◆ Written problem: Copy out, from the entries below, each line holding the string "matplotlib".

◆ Given data:
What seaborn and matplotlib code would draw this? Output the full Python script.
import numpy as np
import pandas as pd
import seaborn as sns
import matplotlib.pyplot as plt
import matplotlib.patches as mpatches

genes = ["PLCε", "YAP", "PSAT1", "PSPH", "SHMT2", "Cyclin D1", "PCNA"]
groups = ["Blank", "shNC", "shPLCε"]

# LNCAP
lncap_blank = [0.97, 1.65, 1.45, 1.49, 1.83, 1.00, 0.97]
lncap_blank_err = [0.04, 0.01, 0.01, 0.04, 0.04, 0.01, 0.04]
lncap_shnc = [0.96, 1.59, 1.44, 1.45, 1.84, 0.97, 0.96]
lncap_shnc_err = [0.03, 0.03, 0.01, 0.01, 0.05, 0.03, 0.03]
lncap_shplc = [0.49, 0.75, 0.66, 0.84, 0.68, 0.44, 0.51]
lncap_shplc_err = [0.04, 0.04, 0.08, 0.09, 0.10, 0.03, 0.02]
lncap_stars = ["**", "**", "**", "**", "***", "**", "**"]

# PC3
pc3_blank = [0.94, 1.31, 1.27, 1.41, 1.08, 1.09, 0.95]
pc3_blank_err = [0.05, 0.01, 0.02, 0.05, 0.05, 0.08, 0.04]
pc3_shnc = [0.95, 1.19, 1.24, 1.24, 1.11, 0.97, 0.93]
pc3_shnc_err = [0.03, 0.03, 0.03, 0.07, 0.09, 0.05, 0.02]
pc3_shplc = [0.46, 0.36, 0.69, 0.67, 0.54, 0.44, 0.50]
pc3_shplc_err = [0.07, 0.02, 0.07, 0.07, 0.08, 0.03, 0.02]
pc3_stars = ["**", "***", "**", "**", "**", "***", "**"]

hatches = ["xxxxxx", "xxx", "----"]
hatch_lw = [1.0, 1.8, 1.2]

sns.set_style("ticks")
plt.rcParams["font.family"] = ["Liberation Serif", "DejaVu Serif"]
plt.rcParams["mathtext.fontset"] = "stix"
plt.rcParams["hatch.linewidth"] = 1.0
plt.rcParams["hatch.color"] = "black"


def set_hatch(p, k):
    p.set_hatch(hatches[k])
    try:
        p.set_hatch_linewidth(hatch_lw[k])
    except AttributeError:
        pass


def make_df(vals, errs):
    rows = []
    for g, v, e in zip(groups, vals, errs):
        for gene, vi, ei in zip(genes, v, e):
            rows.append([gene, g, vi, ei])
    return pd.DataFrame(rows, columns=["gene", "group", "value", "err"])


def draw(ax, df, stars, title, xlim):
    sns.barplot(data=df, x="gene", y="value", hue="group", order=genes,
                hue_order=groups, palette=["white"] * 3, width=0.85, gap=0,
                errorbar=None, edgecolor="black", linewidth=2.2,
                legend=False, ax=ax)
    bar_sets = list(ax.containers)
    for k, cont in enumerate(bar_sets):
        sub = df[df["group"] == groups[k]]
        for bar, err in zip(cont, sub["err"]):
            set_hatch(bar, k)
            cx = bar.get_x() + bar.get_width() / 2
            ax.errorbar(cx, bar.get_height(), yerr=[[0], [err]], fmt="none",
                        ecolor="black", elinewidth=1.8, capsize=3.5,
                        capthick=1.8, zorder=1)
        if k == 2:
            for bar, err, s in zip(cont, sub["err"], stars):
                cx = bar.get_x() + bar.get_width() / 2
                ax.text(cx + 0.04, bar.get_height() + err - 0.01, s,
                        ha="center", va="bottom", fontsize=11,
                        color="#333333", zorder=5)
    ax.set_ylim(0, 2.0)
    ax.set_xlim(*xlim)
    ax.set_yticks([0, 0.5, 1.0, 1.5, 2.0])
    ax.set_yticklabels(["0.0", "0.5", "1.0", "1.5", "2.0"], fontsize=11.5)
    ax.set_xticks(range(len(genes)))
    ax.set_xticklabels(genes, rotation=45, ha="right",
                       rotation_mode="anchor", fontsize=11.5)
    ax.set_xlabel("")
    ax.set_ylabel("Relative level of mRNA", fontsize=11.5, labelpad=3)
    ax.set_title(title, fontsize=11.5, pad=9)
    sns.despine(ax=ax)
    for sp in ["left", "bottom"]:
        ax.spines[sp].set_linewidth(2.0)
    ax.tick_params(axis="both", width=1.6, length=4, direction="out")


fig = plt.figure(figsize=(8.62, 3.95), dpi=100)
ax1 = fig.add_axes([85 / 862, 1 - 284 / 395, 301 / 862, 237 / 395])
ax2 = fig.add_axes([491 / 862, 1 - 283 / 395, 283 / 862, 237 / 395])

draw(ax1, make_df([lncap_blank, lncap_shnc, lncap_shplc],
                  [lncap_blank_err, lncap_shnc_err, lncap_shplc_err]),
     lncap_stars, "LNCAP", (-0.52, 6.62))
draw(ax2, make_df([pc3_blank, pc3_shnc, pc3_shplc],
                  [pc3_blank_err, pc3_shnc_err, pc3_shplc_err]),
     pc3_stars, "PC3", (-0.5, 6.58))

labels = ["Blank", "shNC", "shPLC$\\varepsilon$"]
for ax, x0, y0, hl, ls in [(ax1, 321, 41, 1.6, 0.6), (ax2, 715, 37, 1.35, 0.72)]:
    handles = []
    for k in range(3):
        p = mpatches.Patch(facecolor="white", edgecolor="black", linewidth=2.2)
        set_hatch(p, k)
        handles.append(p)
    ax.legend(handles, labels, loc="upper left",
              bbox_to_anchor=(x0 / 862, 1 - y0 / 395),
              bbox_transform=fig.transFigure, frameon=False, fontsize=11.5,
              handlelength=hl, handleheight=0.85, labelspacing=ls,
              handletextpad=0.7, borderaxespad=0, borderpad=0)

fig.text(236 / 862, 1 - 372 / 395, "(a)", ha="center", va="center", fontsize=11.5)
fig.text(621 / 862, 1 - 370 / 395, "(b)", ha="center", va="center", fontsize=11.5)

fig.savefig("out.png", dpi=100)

...

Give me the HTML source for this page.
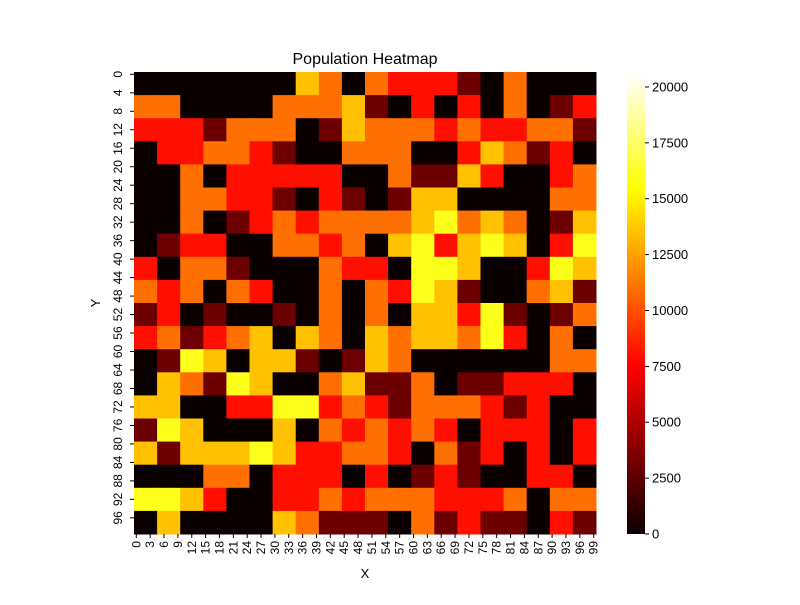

◆ The output:
What seaborn and matplotlib code would draw this? Output the full Python script.
import matplotlib.pyplot as plt
import matplotlib.patches as mpatches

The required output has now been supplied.